AIM :: Data follows below. Repeat exactly the lines between the line holding "Write the matplotlib code for this chart." and the line holding "plt.rcParams['font.family'] = ['Noto", inclusive, and nothing more; drop pictures.

PROVIDED RECORDS ::
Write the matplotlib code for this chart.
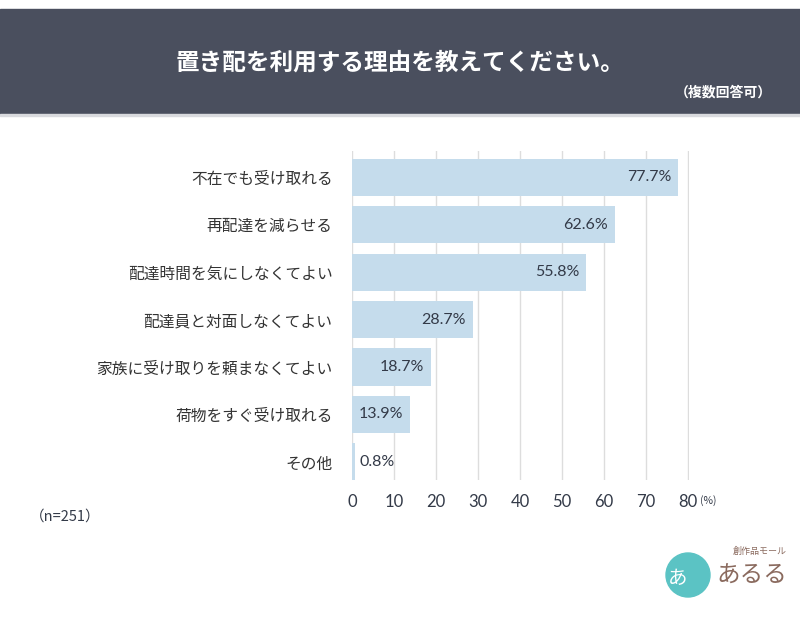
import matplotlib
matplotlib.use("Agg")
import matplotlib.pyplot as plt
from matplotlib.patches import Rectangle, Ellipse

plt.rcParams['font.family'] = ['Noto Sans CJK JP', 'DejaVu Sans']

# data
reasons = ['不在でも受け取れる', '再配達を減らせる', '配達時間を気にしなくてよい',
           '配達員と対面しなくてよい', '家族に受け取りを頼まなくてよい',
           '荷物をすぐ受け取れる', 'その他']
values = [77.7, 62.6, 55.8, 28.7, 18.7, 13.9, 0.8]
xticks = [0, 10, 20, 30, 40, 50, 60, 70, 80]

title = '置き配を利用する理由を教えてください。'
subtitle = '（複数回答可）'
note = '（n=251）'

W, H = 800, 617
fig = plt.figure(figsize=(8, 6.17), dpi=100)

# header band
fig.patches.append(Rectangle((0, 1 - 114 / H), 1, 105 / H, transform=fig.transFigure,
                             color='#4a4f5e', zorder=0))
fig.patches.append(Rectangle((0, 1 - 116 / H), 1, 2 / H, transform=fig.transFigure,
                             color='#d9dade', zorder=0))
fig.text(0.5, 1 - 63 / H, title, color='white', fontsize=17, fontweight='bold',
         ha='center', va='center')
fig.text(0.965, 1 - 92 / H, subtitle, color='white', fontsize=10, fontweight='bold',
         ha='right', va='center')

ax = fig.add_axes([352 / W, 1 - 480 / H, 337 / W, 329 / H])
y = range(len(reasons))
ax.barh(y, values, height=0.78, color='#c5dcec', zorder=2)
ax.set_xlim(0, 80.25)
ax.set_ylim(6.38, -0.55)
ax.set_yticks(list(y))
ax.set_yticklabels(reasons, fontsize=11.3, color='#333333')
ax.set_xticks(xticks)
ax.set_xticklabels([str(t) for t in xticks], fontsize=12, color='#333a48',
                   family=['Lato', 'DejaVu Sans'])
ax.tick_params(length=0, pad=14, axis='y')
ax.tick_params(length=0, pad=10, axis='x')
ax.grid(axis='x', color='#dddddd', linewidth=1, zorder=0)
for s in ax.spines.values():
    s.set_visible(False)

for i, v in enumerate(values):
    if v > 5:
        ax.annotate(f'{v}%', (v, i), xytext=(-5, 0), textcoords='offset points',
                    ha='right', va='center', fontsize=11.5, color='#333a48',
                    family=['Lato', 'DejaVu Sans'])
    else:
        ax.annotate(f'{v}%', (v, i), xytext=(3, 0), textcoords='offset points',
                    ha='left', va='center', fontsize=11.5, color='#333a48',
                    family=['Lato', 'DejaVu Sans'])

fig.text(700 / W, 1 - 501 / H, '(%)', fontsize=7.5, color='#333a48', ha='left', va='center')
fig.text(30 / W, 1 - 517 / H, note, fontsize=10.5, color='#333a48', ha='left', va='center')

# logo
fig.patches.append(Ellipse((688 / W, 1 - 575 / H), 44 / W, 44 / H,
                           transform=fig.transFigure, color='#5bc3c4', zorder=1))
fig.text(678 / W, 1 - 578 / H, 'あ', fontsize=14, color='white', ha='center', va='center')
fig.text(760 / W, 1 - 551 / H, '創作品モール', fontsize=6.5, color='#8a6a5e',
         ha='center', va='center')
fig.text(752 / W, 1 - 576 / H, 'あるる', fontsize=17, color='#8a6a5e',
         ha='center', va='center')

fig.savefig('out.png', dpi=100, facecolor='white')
---
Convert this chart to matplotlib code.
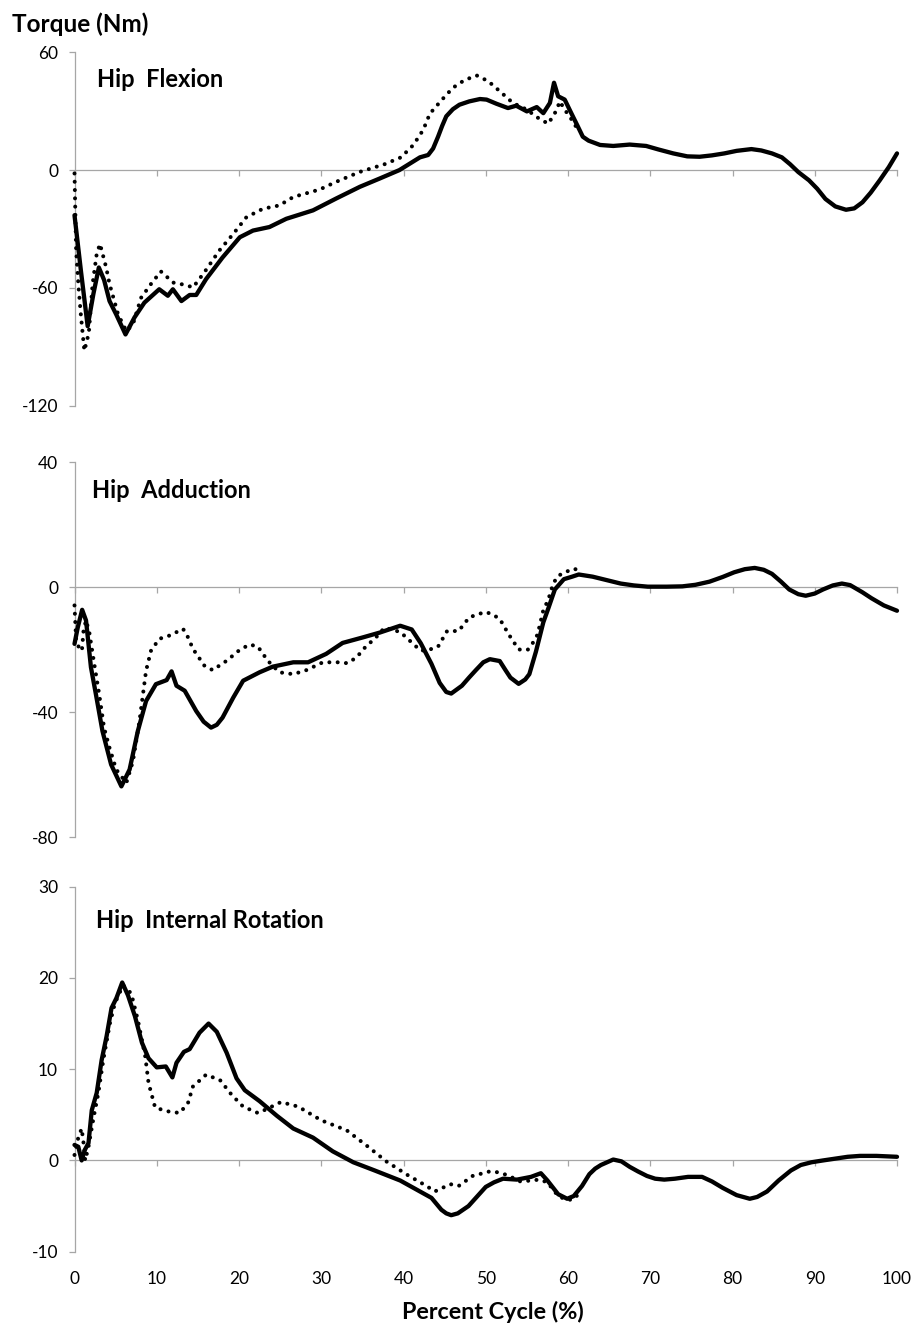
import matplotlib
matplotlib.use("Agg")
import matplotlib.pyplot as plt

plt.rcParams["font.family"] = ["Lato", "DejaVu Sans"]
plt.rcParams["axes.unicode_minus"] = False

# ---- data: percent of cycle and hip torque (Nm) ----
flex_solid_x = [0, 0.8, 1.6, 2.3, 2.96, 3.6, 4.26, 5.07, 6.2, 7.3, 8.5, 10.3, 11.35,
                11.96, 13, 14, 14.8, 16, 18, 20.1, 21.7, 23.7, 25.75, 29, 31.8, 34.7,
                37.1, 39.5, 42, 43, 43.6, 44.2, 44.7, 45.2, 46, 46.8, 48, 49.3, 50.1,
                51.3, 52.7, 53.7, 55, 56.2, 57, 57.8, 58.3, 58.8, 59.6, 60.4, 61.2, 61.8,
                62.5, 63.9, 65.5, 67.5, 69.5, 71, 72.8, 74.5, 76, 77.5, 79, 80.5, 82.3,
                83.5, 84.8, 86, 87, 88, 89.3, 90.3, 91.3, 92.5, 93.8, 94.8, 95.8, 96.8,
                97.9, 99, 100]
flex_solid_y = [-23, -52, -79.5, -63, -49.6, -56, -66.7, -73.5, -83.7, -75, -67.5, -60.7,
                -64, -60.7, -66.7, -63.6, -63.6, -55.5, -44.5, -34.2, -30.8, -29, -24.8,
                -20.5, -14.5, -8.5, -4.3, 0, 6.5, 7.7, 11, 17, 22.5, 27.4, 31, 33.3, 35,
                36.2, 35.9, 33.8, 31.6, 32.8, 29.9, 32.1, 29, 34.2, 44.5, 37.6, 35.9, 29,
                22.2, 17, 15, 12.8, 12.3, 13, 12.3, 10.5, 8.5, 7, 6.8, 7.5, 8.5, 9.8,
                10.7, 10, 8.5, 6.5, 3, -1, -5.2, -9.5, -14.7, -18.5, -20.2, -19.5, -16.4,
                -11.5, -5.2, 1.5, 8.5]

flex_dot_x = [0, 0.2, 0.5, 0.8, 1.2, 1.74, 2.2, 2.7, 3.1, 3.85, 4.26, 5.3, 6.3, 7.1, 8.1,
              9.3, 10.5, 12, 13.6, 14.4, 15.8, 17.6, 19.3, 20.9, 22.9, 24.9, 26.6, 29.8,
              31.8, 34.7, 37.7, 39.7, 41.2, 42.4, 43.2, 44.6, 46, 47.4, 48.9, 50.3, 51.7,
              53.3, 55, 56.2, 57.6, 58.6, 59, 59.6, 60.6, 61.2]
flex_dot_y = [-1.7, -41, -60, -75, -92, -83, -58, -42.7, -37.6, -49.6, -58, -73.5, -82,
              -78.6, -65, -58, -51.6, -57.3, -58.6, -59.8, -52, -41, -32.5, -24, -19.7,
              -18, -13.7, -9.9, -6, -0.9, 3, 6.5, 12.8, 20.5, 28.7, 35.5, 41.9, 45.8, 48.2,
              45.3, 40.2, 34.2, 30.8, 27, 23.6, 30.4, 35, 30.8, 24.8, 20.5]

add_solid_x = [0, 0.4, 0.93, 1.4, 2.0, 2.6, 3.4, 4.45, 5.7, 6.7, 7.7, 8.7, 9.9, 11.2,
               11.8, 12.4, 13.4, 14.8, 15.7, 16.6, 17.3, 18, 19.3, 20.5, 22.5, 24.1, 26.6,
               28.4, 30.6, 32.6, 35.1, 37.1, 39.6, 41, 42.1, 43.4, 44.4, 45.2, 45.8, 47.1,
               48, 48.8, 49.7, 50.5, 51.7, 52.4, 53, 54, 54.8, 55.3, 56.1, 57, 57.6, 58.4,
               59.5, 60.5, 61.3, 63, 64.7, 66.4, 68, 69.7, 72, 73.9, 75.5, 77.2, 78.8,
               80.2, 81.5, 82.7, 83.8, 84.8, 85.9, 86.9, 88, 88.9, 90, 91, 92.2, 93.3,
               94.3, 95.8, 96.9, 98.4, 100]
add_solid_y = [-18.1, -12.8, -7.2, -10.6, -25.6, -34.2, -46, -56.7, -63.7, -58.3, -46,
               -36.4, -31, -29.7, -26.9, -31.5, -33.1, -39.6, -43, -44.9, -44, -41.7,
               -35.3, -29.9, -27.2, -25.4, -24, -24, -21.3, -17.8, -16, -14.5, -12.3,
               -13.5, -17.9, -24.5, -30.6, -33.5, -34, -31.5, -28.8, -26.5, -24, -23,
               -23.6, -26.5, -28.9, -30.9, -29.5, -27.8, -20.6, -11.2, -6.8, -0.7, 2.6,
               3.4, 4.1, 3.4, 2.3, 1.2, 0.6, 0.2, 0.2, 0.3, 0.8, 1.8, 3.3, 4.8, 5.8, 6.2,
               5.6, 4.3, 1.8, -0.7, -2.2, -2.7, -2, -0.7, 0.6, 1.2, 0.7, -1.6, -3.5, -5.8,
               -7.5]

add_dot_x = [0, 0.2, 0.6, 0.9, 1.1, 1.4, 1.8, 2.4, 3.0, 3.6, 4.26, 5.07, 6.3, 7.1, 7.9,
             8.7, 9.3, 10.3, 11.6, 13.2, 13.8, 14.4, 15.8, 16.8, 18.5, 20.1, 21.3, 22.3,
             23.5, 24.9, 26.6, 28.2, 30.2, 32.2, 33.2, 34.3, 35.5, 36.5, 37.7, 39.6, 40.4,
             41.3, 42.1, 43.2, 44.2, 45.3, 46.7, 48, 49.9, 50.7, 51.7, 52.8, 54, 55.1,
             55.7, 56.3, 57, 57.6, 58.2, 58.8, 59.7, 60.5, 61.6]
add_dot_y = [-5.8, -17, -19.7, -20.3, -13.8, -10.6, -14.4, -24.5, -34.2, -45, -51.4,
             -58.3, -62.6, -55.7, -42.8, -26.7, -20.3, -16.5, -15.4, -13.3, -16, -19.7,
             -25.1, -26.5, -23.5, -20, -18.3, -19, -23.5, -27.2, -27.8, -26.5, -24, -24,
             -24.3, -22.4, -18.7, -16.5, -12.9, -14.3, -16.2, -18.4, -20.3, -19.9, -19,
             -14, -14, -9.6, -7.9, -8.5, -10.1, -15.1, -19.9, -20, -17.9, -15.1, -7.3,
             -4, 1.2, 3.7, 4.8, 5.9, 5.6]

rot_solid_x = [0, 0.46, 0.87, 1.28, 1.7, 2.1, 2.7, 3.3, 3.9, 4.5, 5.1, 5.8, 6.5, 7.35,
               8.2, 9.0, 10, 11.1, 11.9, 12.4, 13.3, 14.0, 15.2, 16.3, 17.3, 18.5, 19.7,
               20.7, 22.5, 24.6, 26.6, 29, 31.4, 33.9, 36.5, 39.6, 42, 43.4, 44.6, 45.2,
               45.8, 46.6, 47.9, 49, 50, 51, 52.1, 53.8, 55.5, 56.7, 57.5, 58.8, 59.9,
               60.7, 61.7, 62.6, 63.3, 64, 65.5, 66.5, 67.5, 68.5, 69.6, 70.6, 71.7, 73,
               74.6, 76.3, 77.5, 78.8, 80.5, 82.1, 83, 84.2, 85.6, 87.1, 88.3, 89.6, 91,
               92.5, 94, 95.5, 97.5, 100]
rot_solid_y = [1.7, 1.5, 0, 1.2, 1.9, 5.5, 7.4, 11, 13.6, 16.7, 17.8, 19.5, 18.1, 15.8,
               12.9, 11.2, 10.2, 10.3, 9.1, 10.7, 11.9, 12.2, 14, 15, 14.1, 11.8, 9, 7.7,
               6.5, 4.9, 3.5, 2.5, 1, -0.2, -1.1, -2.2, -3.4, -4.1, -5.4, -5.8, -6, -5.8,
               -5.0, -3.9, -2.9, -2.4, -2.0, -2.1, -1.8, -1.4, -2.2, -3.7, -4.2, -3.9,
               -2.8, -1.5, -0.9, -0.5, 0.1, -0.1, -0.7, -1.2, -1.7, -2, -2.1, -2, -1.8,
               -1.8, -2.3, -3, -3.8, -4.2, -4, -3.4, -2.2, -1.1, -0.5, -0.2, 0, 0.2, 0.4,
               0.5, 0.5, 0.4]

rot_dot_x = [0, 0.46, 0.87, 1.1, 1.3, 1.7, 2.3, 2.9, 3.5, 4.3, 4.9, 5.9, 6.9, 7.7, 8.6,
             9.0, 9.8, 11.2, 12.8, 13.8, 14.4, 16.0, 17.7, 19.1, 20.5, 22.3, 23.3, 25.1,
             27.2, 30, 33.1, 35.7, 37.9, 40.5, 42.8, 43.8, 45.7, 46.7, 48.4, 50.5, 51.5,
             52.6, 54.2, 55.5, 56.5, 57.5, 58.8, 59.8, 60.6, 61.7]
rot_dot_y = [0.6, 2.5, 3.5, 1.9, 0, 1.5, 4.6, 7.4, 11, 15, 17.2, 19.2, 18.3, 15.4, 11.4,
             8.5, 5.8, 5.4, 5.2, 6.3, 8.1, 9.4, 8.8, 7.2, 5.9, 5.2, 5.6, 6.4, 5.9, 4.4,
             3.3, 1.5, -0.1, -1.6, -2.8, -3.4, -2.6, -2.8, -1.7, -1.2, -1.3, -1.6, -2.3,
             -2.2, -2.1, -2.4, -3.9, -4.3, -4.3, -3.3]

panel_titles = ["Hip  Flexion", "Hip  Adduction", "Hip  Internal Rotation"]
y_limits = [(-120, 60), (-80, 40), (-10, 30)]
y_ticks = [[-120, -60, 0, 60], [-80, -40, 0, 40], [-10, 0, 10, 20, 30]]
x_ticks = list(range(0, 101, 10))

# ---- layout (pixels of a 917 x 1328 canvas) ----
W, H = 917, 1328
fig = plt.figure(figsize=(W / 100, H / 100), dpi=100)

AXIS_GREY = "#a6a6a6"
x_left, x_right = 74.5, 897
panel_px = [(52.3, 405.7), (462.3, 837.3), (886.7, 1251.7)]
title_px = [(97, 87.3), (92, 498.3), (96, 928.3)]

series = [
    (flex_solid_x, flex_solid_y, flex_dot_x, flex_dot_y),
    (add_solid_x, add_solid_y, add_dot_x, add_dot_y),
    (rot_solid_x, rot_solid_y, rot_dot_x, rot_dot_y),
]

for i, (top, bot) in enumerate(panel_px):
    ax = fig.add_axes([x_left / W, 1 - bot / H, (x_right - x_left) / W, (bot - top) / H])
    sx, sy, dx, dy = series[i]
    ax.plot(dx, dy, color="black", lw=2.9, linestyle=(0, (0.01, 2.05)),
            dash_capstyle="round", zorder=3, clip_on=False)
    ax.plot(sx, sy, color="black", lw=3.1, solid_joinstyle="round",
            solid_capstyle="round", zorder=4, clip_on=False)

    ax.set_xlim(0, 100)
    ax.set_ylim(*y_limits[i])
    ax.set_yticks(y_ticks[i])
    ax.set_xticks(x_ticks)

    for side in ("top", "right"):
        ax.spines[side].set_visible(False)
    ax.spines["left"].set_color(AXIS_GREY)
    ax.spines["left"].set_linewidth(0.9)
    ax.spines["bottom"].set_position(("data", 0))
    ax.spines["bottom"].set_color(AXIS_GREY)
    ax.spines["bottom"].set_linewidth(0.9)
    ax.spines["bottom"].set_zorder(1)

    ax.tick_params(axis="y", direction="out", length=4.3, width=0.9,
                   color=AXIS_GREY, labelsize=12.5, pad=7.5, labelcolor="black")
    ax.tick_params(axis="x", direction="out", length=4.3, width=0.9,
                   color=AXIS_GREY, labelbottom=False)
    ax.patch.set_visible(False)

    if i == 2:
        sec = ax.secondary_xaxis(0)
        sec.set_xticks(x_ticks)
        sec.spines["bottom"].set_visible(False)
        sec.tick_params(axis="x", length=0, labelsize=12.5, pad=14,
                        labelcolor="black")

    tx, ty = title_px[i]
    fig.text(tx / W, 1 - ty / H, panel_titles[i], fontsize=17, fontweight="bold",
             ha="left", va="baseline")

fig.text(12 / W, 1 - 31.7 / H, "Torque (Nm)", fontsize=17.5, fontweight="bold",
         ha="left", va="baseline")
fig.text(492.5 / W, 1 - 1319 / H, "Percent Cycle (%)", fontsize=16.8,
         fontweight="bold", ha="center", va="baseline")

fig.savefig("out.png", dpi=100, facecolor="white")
...
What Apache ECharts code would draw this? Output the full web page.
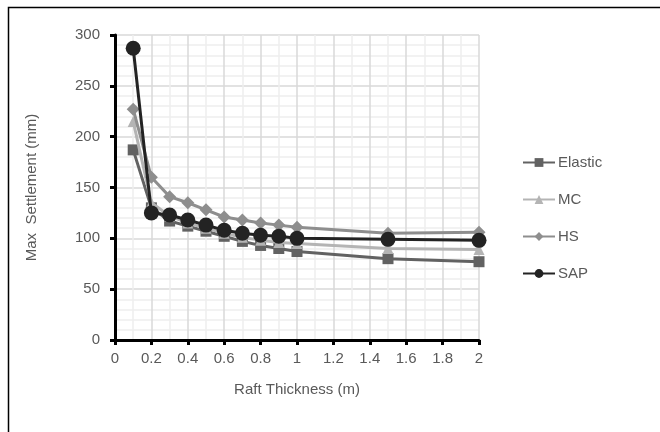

COMPLETE OUTPUT ::
Write the matplotlib code for this chart.
import matplotlib
matplotlib.use("Agg")
import matplotlib.pyplot as plt
from matplotlib.patches import Rectangle, Ellipse

plt.rcParams['font.family'] = ['Noto Sans CJK JP', 'DejaVu Sans']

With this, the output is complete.